St. Luke's Wood River Medical Center in Ketchum is pictured. 

KETCHUM — Patients with serious illness from the new coronavirus are pouring into the hospital in rural Blaine County — and it’s a situation that could become dire if the public fails to follow a statewide isolation order, an emergency room physician has warned.

“What I’m seeing is very scary in our emergency department, and that is volumes of patients who are very ill and who we’ve had to admit,” Dr. Jim Torres said in a podcast. “Last weekend, we admitted four patients in one hour.”

Torres talked with Tommy Ahlquist on an episode of Ahlquist’s “Inspire Excellence” podcast released Sunday night.

Ahlquist, CEO of Ball Ventures Ahlquist/BVA Development, is a former emergency physician.

“We’re filling up the beds at (the St. Luke’s Magic Valley hospital in) Twin Falls,” Torres said. “And if you can imagine, they get their own cases, and Boise gets their own cases filling up the ICUs with sick patients. Then, you know, (we) potentially could run out of beds, could run out of ICU beds, could run out of ventilators, and then we can get into the crisis mode where, you know, New York City is and some of these other big cities. It could happen here.”

The COVID-19 pandemic hit the rural county, home of resort town Sun Valley, especially hard this month.

Blaine County is Idaho’s outbreak hotspot

It was Idaho’s first hot spot for the new coronavirus, with confirmed COVID-19 cases in Blaine County approaching 200 as of Tuesday. Two of the state’s early deaths from the disease were patients from Blaine County.

Torres said the hospital, which has only two ICU beds, was managing to transport patients by ambulance and helicopter when necessary. But he reiterated his concern about overwhelmed ERs and hospitals if the public does not heed advice to stay isolated at home and take the other safety measures recommended by state and federal public health agencies.

“It would be a nightmare of Twin and Boise started getting the number of cases we’re getting, because there’s a lot more people there and a lot more people who could be exposed and who could become ill,” he said. “That would be a disaster.”

Torres shared that patients have shown no symptoms, mild symptoms or symptoms like diarrhea or loss of smell that many people don’t see as indicative of COVID-19.

One third to one-half of patients have reported a loss of smell or taste, he said.

“I’ve just been shocked at, again, how many people could have very mild symptoms and still have it,” he said.

One patient came in with an orthopedic injury from a fall and had “no symptoms whatsoever” of the virus, Torres said. “And we did an X-ray on that person because they needed surgery, and there it is, coronavirus on the X-ray.”

Physicians can recognize a likely case of COVID-19 by looking at X-rays of a person’s chest.
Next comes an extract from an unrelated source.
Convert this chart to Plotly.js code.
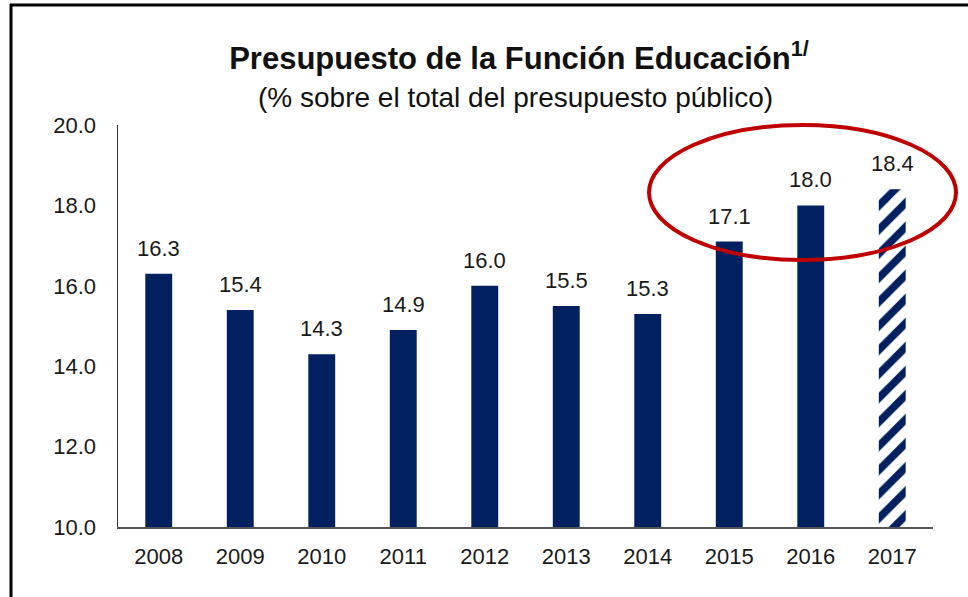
<!DOCTYPE html>
<html>
<head>
<meta charset="utf-8">
<script src="https://cdn.plot.ly/plotly-3.0.1.min.js"></script>
<style>html,body{margin:0;padding:0;background:#fff;}#chart{width:968px;height:597px;}</style>
</head>
<body>
<div id="chart"></div>
<script>
var years = ["2008","2009","2010","2011","2012","2013","2014","2015","2016","2017"];
var values = [16.3, 15.4, 14.3, 14.9, 16.0, 15.5, 15.3, 17.1, 18.0, 18.4];
var isProjection = [false,false,false,false,false,false,false,false,false,true];
var yTicks = [10, 12, 14, 16, 18, 20];
var titleText = "<b>Presupuesto de la Función Educación<sup>1/</sup></b>";
var subtitleText = "(% sobre el total del presupuesto público)";

var navy = "#002060";
var fontFam = "Liberation Sans, Arial, sans-serif";

var solidX = [], solidY = [], hatchX = [], hatchY = [];
years.forEach(function(y, i){
  if (isProjection[i]) { hatchX.push(y); hatchY.push(values[i]); }
  else { solidX.push(y); solidY.push(values[i]); }
});

var traces = [
  {type: "bar", x: solidX, y: solidY, marker: {color: navy, line: {width: 0}}},
  {type: "bar", x: hatchX, y: hatchY,
    marker: {color: "#ffffff", line: {width: 0},
      pattern: {shape: "/", fgcolor: navy, bgcolor: "#ffffff", size: 17, solidity: 0.45}}}
];

var L = 118, R = 933, T = 125, B = 527;
function px(x){ return (x - L) / (R - L); }
function py(y){ return (B - y) / (B - T); }

var annotations = years.map(function(y, i){
  return {x: i, y: values[i], xref: "x", yref: "y", text: values[i].toFixed(1),
    showarrow: false, yanchor: "bottom", yshift: 11,
    font: {family: fontFam, size: 22, color: "#1a1a1a"}};
});
annotations.push({
  xref: "paper", yref: "paper", x: px(515), y: py(97),
  xanchor: "center", yanchor: "middle", showarrow: false,
  text: subtitleText,
  font: {family: fontFam, size: 28, color: "#111111"}
});

var layout = {
  width: 968, height: 597,
  margin: {l: L, r: 968 - R, t: T, b: 597 - B},
  paper_bgcolor: "#ffffff", plot_bgcolor: "#ffffff",
  showlegend: false,
  barmode: "overlay",
  bargap: 0.67,
  title: {
    text: titleText,
    font: {family: fontFam, size: 31, color: "#111111"},
    xref: "container", x: 519 / 968, xanchor: "center",
    yref: "container", y: 1 - 58 / 597, yanchor: "middle"
  },
  xaxis: {
    type: "category",
    categoryorder: "array", categoryarray: years,
    range: [-0.5, years.length - 0.5], autorange: false,
    showline: true, linecolor: "#555555", linewidth: 1.5,
    ticks: "", showgrid: false, zeroline: false,
    tickfont: {family: fontFam, size: 22, color: "#1a1a1a"},
    ticklabelstandoff: 9
  },
  yaxis: {
    range: [10, 20], autorange: false,
    tickvals: yTicks,
    ticktext: yTicks.map(function(t){ return t.toFixed(1); }),
    showline: true, linecolor: "#333333", linewidth: 1.5,
    ticks: "", showgrid: false, zeroline: false,
    tickfont: {family: fontFam, size: 22, color: "#1a1a1a"},
    ticklabelstandoff: 16
  },
  annotations: annotations,
  shapes: [
    {type: "circle", xref: "paper", yref: "paper",
      x0: px(649), x1: px(956), y0: py(260), y1: py(125),
      line: {color: "#C00000", width: 4}},
    {type: "line", xref: "paper", yref: "paper",
      x0: px(10), x1: px(970), y0: py(5), y1: py(5),
      line: {color: "#000000", width: 3}},
    {type: "line", xref: "paper", yref: "paper",
      x0: px(11), x1: px(11), y0: py(4), y1: py(600),
      line: {color: "#000000", width: 3}}
  ]
};

Plotly.newPlot("chart", traces, layout, {displayModeBar: false, staticPlot: true});
</script>
</body>
</html>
The lungs show something called “ground glass opacities” — white sections in the X-ray.

“We can recognize it now that we see it all the time now,” Torres told Ahlquist. “And that was it for sure. (The patient) didn’t have any symptoms at all; he came in for an unrelated problem.”

Torres said the virus is unlike the flu. It is more contagious, it is aggressive, and it can quickly turn from mild to critical, he said.
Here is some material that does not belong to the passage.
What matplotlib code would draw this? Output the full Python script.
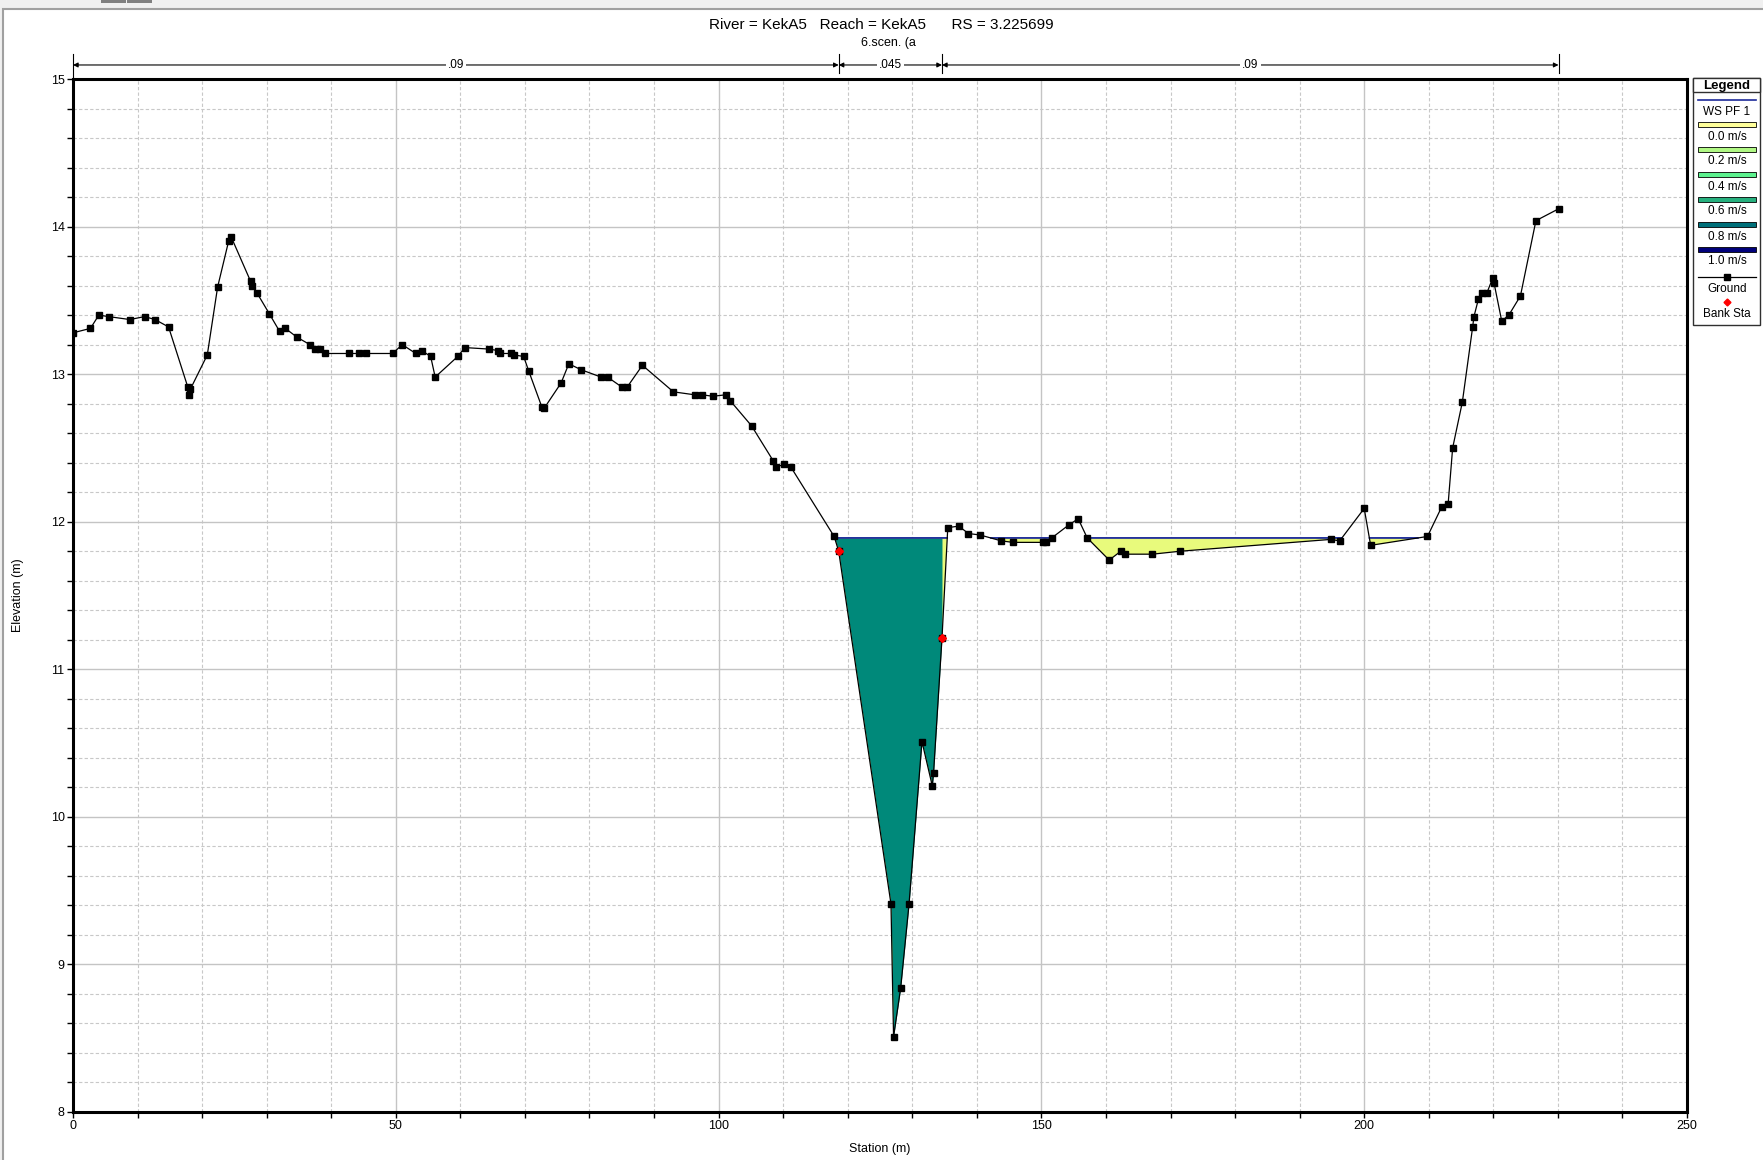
import numpy as np
import matplotlib
matplotlib.use("Agg")
import matplotlib.pyplot as plt
from matplotlib.patches import Rectangle
from matplotlib.ticker import MultipleLocator

# ground profile (station m, elevation m)
station = [0.0, 2.7, 4.0, 5.5, 8.8, 11.1, 12.7, 14.8, 17.8, 18.0, 18.2, 20.8,
           22.4, 24.1, 24.5, 27.5, 27.8, 28.5, 30.4, 32.0, 32.9, 34.7, 36.7,
           37.5, 38.2, 39.0, 42.8, 44.3, 45.4, 49.5, 51.0, 53.1, 54.0, 55.4,
           56.1, 59.6, 60.7, 64.4, 65.8, 66.2, 67.8, 68.3, 69.8, 70.6, 72.6,
           73.0, 75.6, 76.8, 78.7, 81.8, 82.8, 85.1, 85.8, 88.2, 93.0, 96.3,
           97.5, 99.1, 101.1, 101.8, 105.1, 108.5, 108.9, 110.2, 111.2, 117.9,
           118.6, 126.7, 127.1, 128.2, 129.5, 131.5, 133.1, 133.3, 134.6, 135.5,
           137.2, 138.7, 140.5, 143.8, 145.6, 150.3, 150.7, 151.6, 154.3, 155.7,
           157.1, 160.5, 162.3, 162.9, 167.2, 171.5, 194.8, 196.2, 200.0, 201.0,
           209.8, 212.0, 213.0, 213.7, 215.2, 216.8, 217.0, 217.7, 218.2, 219.0,
           219.9, 220.1, 221.3, 222.4, 224.2, 226.6, 230.1]
elevation = [13.28, 13.31, 13.40, 13.39, 13.37, 13.39, 13.37, 13.32, 12.91, 12.86,
             12.90, 13.13, 13.59, 13.90, 13.93, 13.63, 13.60, 13.55, 13.41, 13.29,
             13.31, 13.25, 13.20, 13.17, 13.17, 13.14, 13.14, 13.14, 13.14, 13.14,
             13.20, 13.14, 13.16, 13.12, 12.98, 13.12, 13.18, 13.17, 13.16, 13.14,
             13.14, 13.13, 13.12, 13.02, 12.78, 12.77, 12.94, 13.07, 13.03, 12.98,
             12.98, 12.91, 12.91, 13.06, 12.88, 12.86, 12.86, 12.85, 12.86, 12.82,
             12.65, 12.41, 12.37, 12.39, 12.37, 11.90, 11.80, 9.41, 8.51, 8.84,
             9.41, 10.51, 10.21, 10.30, 11.21, 11.96, 11.97, 11.92, 11.91, 11.87,
             11.86, 11.86, 11.86, 11.89, 11.98, 12.02, 11.89, 11.74, 11.80, 11.78,
             11.78, 11.80, 11.88, 11.87, 12.09, 11.84, 11.90, 12.10, 12.12, 12.50,
             12.81, 13.32, 13.39, 13.51, 13.55, 13.55, 13.65, 13.62, 13.36, 13.40,
             13.53, 14.04, 14.12]

bank_station = [118.6, 134.6]
bank_elevation = [11.80, 11.21]
ws_elevation = 11.89

mann_bounds = [0.0, 118.6, 134.6, 230.1]
mann_values = [".09", ".045", ".09"]

vel_labels = ["0.0 m/s", "0.2 m/s", "0.4 m/s", "0.6 m/s", "0.8 m/s", "1.0 m/s"]
vel_colors = ["#ffff99", "#b0f884", "#5cf28e", "#26b07e", "#00707a", "#00007a"]

title = "River = KekA5   Reach = KekA5      RS = 3.225699"
subtitle = "6.scen. (a"

W, H = 1763, 1160
plt.rcParams['font.family'] = ['Liberation Sans', 'DejaVu Sans']

fig = plt.figure(figsize=(W / 100, H / 100), dpi=100)
fig.patch.set_facecolor('#f0f0f0')
fig.add_artist(Rectangle((3 / W, -0.01), 1.0, 1 - 9 / H + 0.01, transform=fig.transFigure,
                         facecolor='white', edgecolor='#a0a0a0', lw=1.5, zorder=-5))
for bx in (101, 127):
    fig.add_artist(Rectangle((bx / W, 1 - 3 / H), 25 / W, 3 / H, transform=fig.transFigure,
                             facecolor='#808080', edgecolor='none', zorder=-4))

ax = fig.add_axes([73 / W, 1 - 1112 / H, (1687 - 73) / W, (1112 - 79) / H])
ax.set_xlim(0, 250)
ax.set_ylim(8, 15)
ax.set_xticks(np.arange(0, 251, 50))
ax.set_yticks(np.arange(8, 16, 1))
ax.xaxis.set_minor_locator(MultipleLocator(10))
ax.yaxis.set_minor_locator(MultipleLocator(0.2))
ax.grid(which='major', color='#c4c4c4', lw=1.0, ls='-', zorder=0)
ax.grid(which='minor', color='#c8c8c8', lw=0.8, ls=(0, (3, 2)), zorder=0)
ax.set_axisbelow(True)
for s in ax.spines.values():
    s.set_linewidth(2.2)
ax.tick_params(which='major', direction='out', length=4, width=1, labelsize=9, pad=2)
ax.tick_params(which='minor', direction='out', length=4, width=1)

st = np.array(station)
el = np.array(elevation)

# ponded water and channel flow
ax.fill_between(st, el, ws_elevation, where=el < ws_elevation, interpolate=True,
                color='#e8fa7c', lw=0, zorder=2)
chan = (st >= 117.9) & (st <= bank_station[1])
ax.fill_between(st, el, ws_elevation, where=chan, color='#00897a', lw=0, zorder=3)

xs = np.linspace(st[0], st[-1], 6000)
gs = np.interp(xs, st, el)
ax.plot(xs, np.where(gs < ws_elevation, ws_elevation, np.nan), color='#1c2a9a', lw=1.3, zorder=4)

ax.plot(st, el, color='black', lw=0.9, marker='s', ms=4, zorder=5)
ax.plot(bank_station, bank_elevation, ls='none', marker='D', color='red', ms=4, zorder=6)

# Manning's n bars
yb = 15.095
for x0, x1, n in zip(mann_bounds[:-1], mann_bounds[1:], mann_values):
    ax.annotate('', xy=(x0, yb), xytext=(x1, yb), annotation_clip=False,
                arrowprops=dict(arrowstyle='<|-|>', color='black', lw=0.8,
                                shrinkA=0, shrinkB=0, mutation_scale=7))
    ax.text((x0 + x1) / 2, yb, n, ha='center', va='center', fontsize=8.5, clip_on=False,
            bbox=dict(facecolor='white', edgecolor='none', pad=1.5), zorder=7)
for i, b in enumerate(mann_bounds):
    top = 15.17
    bot = 15.0 if i == 0 else 15.04
    ax.plot([b, b], [bot, top], color='black', lw=0.8, clip_on=False)

fig.text(881 / W, 1 - 25 / H, title, ha='center', va='center', fontsize=11)
fig.text(888 / W, 1 - 43 / H, subtitle, ha='center', va='center', fontsize=9)
fig.text(880 / W, 1 - 1149 / H, "Station (m)", ha='center', va='center', fontsize=9)
fig.text(18 / W, 1 - 595 / H, "Elevation (m)", ha='center', va='center', fontsize=9,
         rotation=90)

# legend panel
lax = fig.add_axes([1693 / W, 1 - 325 / H, 68 / W, 247 / H])
lax.set_xlim(0, 68)
lax.set_ylim(247, 0)
lax.axis('off')
lax.add_patch(Rectangle((0, 0), 67, 247, fc='white', ec='#303030', lw=1, clip_on=False))
lax.add_patch(Rectangle((0, 0), 67, 14, fc='white', ec='#303030', lw=1, clip_on=False))
lax.text(34, 7.5, "Legend", ha='center', va='center', fontsize=9.5, fontweight='bold')
lax.plot([5, 63], [22, 22], color='#1c2a9a', lw=1.2)
lax.text(34, 34, "WS PF 1", ha='center', va='center', fontsize=8.5)
for i, (lab, c) in enumerate(zip(vel_labels, vel_colors)):
    yv = 46 + i * 25
    lax.add_patch(Rectangle((5, yv - 2.5), 58, 5, fc=c, ec='black', lw=0.6))
    lax.text(34, yv + 12.5, lab, ha='center', va='center', fontsize=8.5)
lax.plot([5, 63], [199, 199], color='black', lw=0.9)
lax.plot([34], [199], marker='s', color='black', ms=4)
lax.text(34, 211, "Ground", ha='center', va='center', fontsize=8.5)
lax.plot([34], [224], marker='D', color='red', ms=3.5)
lax.text(34, 236, "Bank Sta", ha='center', va='center', fontsize=8.5)

fig.savefig("out.png", dpi=100, facecolor=fig.get_facecolor())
People should avoid contact with others outside their households or “we’re not going to stop this thing,” he said.

“I want to re-emphasize, you can look really well, and have this virus, and be giving it to other people who aren’t going to do so well, especially the elderly and people who have some underlying medical problems,” he said. “And there it goes. You give it to one person, that person gives it to another person, and so on and so on and so on. And that’s what happened here in our town.”